— START —
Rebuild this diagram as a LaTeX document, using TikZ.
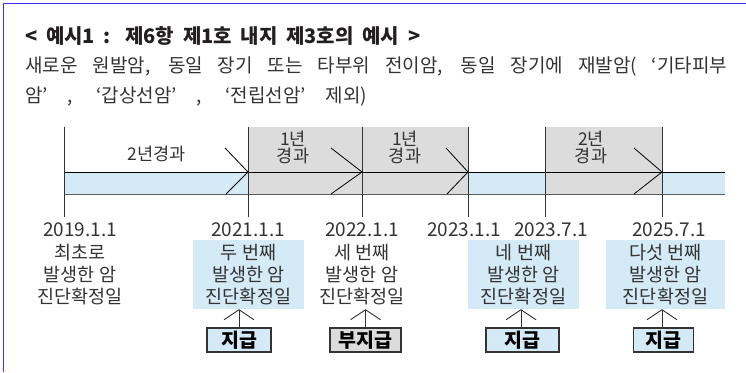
\documentclass[tikz,border=0pt]{standalone}
\usepackage{fontspec}
\setmainfont{Noto Sans CJK KR}
\usetikzlibrary{arrows.meta}
\definecolor{frameblue}{HTML}{3535F0}
\definecolor{bandblue}{HTML}{D5EAF7}
\definecolor{boxgray}{HTML}{DCDCDC}
\definecolor{ink}{HTML}{231F20}
\definecolor{txt}{HTML}{333333}
\definecolor{linegray}{HTML}{333333}
\tikzset{
  titletext/.style={anchor=base west, inner sep=0pt, text=ink, font=\bfseries\fontsize{20}{20}\selectfont},
  bodytext/.style={anchor=base west, inner sep=0pt, text=txt, font=\fontsize{19}{19}\selectfont},
  bandlabel/.style={inner sep=0pt, text=txt, align=center, font=\fontsize{17.5}{17}\selectfont},
  datelabel/.style={inner sep=0pt, text=txt, font=\fontsize{19}{19}\selectfont},
  desc/.style={inner sep=0pt, text=txt, align=center, minimum height=69pt, font=\fontsize{18.5}{21.8}\selectfont},
  descbox/.style={desc, fill=bandblue},
  paybox/.style={draw=linegray, line width=1.5pt, minimum height=24pt, inner sep=0pt, text=black, font=\bfseries\fontsize{19.5}{19.5}\selectfont},
  vline/.style={draw=linegray, line width=0.9pt},
  chev/.style={draw=black, line width=0.8pt},
  uparrow/.style={draw=linegray, line width=0.9pt, -{Straight Barb[width=30pt,length=10pt,line width=0.9pt]}},
}
\begin{document}
\begin{tikzpicture}[x=1pt,y=-1pt]
\useasboundingbox (0,0) rectangle (746,372);
% frame
\draw[frameblue, line width=1.5pt] (3.3,372) -- (3.3,3.5) -- (746,3.5);
% heading text
\node[titletext] (title) at (25,43) {\makebox[395pt][s]{< 예시1 : 제6항 제1호 내지 제3호의 예시 >}};
\node[bodytext] (body1) at (25,72.5) {\makebox[702pt][s]{새로운 원발암, 동일 장기 또는 타부위 전이암, 동일 장기에 재발암( ‘기타피부}};
\node[bodytext] (body2) at (25,102.5) {\makebox[342pt][s]{암’ , ‘갑상선암’ , ‘전립선암’ 제외)}};
% band
\fill[bandblue] (64,172) rectangle (725,194);
\fill[boxgray] (248,127) rectangle (468,194);
\fill[boxgray] (545,127) rectangle (662,194);
\draw[black, line width=0.9pt] (64,172) -- (725,172);
\draw[linegray!80, line width=0.9pt] (64,194) -- (725,194);
\foreach \x in {64,248,362,468,545,662} \draw[vline] (\x,127) -- (\x,217);
% chevrons
\draw[chev] (225,148) -- (248,172) -- (226,194);
\draw[chev] (331,148) -- (362,172) -- (331,194);
\draw[chev] (446,148) -- (468,172) -- (447,194);
\draw[chev] (634,148) -- (662,172) -- (634,194);
% band labels
\node[bandlabel] (l1) at (157,153.5) {2년경과};
\node[bandlabel] (l2) at (293,147.5) {1년\\경과};
\node[bandlabel] (l3) at (405,147.5) {1년\\경과};
\node[bandlabel] (l4) at (591,147.5) {2년\\경과};
% dates
\node[datelabel] (t1) at (80,230) {2019.1.1};
\node[datelabel] (t2) at (248,230) {2021.1.1};
\node[datelabel] (t3) at (362,230) {2022.1.1};
\node[datelabel] (t4) at (464,230) {2023.1.1};
\node[datelabel] (t5) at (551,230) {2023.7.1};
\node[datelabel] (t6) at (669,230) {2025.7.1};
% descriptions
\node[desc] (d1) at (80,274.5) {최초로\\발생한 암\\진단확정일};
\node[descbox, minimum width=111pt] (d2) at (248.5,274.5) {두 번째\\발생한 암\\진단확정일};
\node[desc] (d3) at (362,274.5) {세 번째\\발생한 암\\진단확정일};
\node[descbox, minimum width=111pt] (d4) at (523.5,274.5) {네 번째\\발생한 암\\진단확정일};
\node[descbox, minimum width=119pt] (d5) at (665.5,274.5) {다섯 번째\\발생한 암\\진단확정일};
% payment boxes
\node[paybox, fill=bandblue, minimum width=64pt] (p1) at (239,340) {지급};
\node[paybox, fill=boxgray, minimum width=71pt] (p2) at (365.5,340) {부지급};
\node[paybox, fill=bandblue, minimum width=73pt] (p3) at (522.5,340) {지급};
\node[paybox, fill=bandblue, minimum width=60pt] (p4) at (663.5,340) {지급};
% arrows
\draw[uparrow] (p1.north) -- (p1.north |- d2.south);
\draw[uparrow] (p2.north) -- (p2.north |- d3.south);
\draw[uparrow] ([xshift=-1.5pt]p3.north) -- ([xshift=-1.5pt]p3.north |- d4.south);
\draw[uparrow] ([xshift=-1.5pt]p4.north) -- ([xshift=-1.5pt]p4.north |- d5.south);
\end{tikzpicture}
\end{document}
— END —
## What to produce
Repeat the material above word for word and skip every image in it.

## Output for this exercise
Rebuild this diagram as a LaTeX document, using TikZ.
\documentclass[tikz,border=0pt]{standalone}
\usepackage{fontspec}
\setmainfont{Noto Sans CJK KR}
\usetikzlibrary{arrows.meta}
\definecolor{frameblue}{HTML}{3535F0}
\definecolor{bandblue}{HTML}{D5EAF7}
\definecolor{boxgray}{HTML}{DCDCDC}
\definecolor{ink}{HTML}{231F20}
\definecolor{txt}{HTML}{333333}
\definecolor{linegray}{HTML}{333333}
\tikzset{
  titletext/.style={anchor=base west, inner sep=0pt, text=ink, font=\bfseries\fontsize{20}{20}\selectfont},
  bodytext/.style={anchor=base west, inner sep=0pt, text=txt, font=\fontsize{19}{19}\selectfont},
  bandlabel/.style={inner sep=0pt, text=txt, align=center, font=\fontsize{17.5}{17}\selectfont},
  datelabel/.style={inner sep=0pt, text=txt, font=\fontsize{19}{19}\selectfont},
  desc/.style={inner sep=0pt, text=txt, align=center, minimum height=69pt, font=\fontsize{18.5}{21.8}\selectfont},
  descbox/.style={desc, fill=bandblue},
  paybox/.style={draw=linegray, line width=1.5pt, minimum height=24pt, inner sep=0pt, text=black, font=\bfseries\fontsize{19.5}{19.5}\selectfont},
  vline/.style={draw=linegray, line width=0.9pt},
  chev/.style={draw=black, line width=0.8pt},
  uparrow/.style={draw=linegray, line width=0.9pt, -{Straight Barb[width=30pt,length=10pt,line width=0.9pt]}},
}
\begin{document}
\begin{tikzpicture}[x=1pt,y=-1pt]
\useasboundingbox (0,0) rectangle (746,372);
% frame
\draw[frameblue, line width=1.5pt] (3.3,372) -- (3.3,3.5) -- (746,3.5);
% heading text
\node[titletext] (title) at (25,43) {\makebox[395pt][s]{< 예시1 : 제6항 제1호 내지 제3호의 예시 >}};
\node[bodytext] (body1) at (25,72.5) {\makebox[702pt][s]{새로운 원발암, 동일 장기 또는 타부위 전이암, 동일 장기에 재발암( ‘기타피부}};
\node[bodytext] (body2) at (25,102.5) {\makebox[342pt][s]{암’ , ‘갑상선암’ , ‘전립선암’ 제외)}};
% band
\fill[bandblue] (64,172) rectangle (725,194);
\fill[boxgray] (248,127) rectangle (468,194);
\fill[boxgray] (545,127) rectangle (662,194);
\draw[black, line width=0.9pt] (64,172) -- (725,172);
\draw[linegray!80, line width=0.9pt] (64,194) -- (725,194);
\foreach \x in {64,248,362,468,545,662} \draw[vline] (\x,127) -- (\x,217);
% chevrons
\draw[chev] (225,148) -- (248,172) -- (226,194);
\draw[chev] (331,148) -- (362,172) -- (331,194);
\draw[chev] (446,148) -- (468,172) -- (447,194);
\draw[chev] (634,148) -- (662,172) -- (634,194);
% band labels
\node[bandlabel] (l1) at (157,153.5) {2년경과};
\node[bandlabel] (l2) at (293,147.5) {1년\\경과};
\node[bandlabel] (l3) at (405,147.5) {1년\\경과};
\node[bandlabel] (l4) at (591,147.5) {2년\\경과};
% dates
\node[datelabel] (t1) at (80,230) {2019.1.1};
\node[datelabel] (t2) at (248,230) {2021.1.1};
\node[datelabel] (t3) at (362,230) {2022.1.1};
\node[datelabel] (t4) at (464,230) {2023.1.1};
\node[datelabel] (t5) at (551,230) {2023.7.1};
\node[datelabel] (t6) at (669,230) {2025.7.1};
% descriptions
\node[desc] (d1) at (80,274.5) {최초로\\발생한 암\\진단확정일};
\node[descbox, minimum width=111pt] (d2) at (248.5,274.5) {두 번째\\발생한 암\\진단확정일};
\node[desc] (d3) at (362,274.5) {세 번째\\발생한 암\\진단확정일};
\node[descbox, minimum width=111pt] (d4) at (523.5,274.5) {네 번째\\발생한 암\\진단확정일};
\node[descbox, minimum width=119pt] (d5) at (665.5,274.5) {다섯 번째\\발생한 암\\진단확정일};
% payment boxes
\node[paybox, fill=bandblue, minimum width=64pt] (p1) at (239,340) {지급};
\node[paybox, fill=boxgray, minimum width=71pt] (p2) at (365.5,340) {부지급};
\node[paybox, fill=bandblue, minimum width=73pt] (p3) at (522.5,340) {지급};
\node[paybox, fill=bandblue, minimum width=60pt] (p4) at (663.5,340) {지급};
% arrows
\draw[uparrow] (p1.north) -- (p1.north |- d2.south);
\draw[uparrow] (p2.north) -- (p2.north |- d3.south);
\draw[uparrow] ([xshift=-1.5pt]p3.north) -- ([xshift=-1.5pt]p3.north |- d4.south);
\draw[uparrow] ([xshift=-1.5pt]p4.north) -- ([xshift=-1.5pt]p4.north |- d5.south);
\end{tikzpicture}
\end{document}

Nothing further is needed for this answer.